A radical restructuring of the National Insurance system is a mixed. blessing, tax experts claimed.
The Chancellor’s decision to equalise the point where NI and income tax starts to be paid – at z81 of earnings a week – will cut red tape and remove one million low-paid workers from the NI net.
But Gordon Brown’s decision to raise the employer’s NI rate to 12.2% will cost business more, as will the Taylor report’s recommendation to charge NI on all employee benefits.
Inez Anderson, KPMG’s employee issues tax partner, said the planned merger of the Inland Revenue and Contributions Agency would also slash bureaucracy for companies. ‘From April next year, employers will only have to deal with one organisation,’ she said.
Jim Yuill, Ernst & Young’s director of social security services, added: ‘For years the agency has followed Revenue announcements without fully understanding them. This merger will put an end to defective legislation.’

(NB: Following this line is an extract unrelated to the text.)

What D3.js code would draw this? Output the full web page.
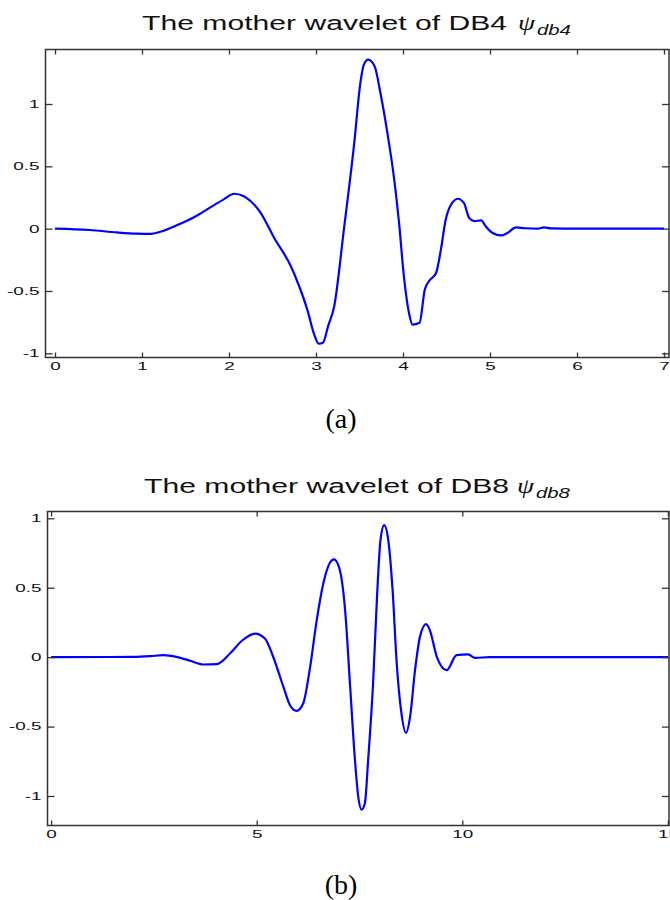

Yuill added major employers would be ‘forced to take a hit’ from the increase in the employer NI rate, although he claimed employers paid little attention to costs when taking on a new employee.
He said: ‘Despite that, aligning the thresholds for income tax and NI could be a major benefit. If the government can find a way to make it work, it will be a real simplification, as will abolishing Class 2 self-employed NI contributions.’
The Chancellor also cracked down on NIC avoidance. In future, earnings paid in assets which are ‘readily convertible into cash’ will be liable.
Moira Conoley, a Coopers & Lybrand partner, said: ‘The increase in employer rate and anti-avoidance measures have a significant cost implication for these schemes.’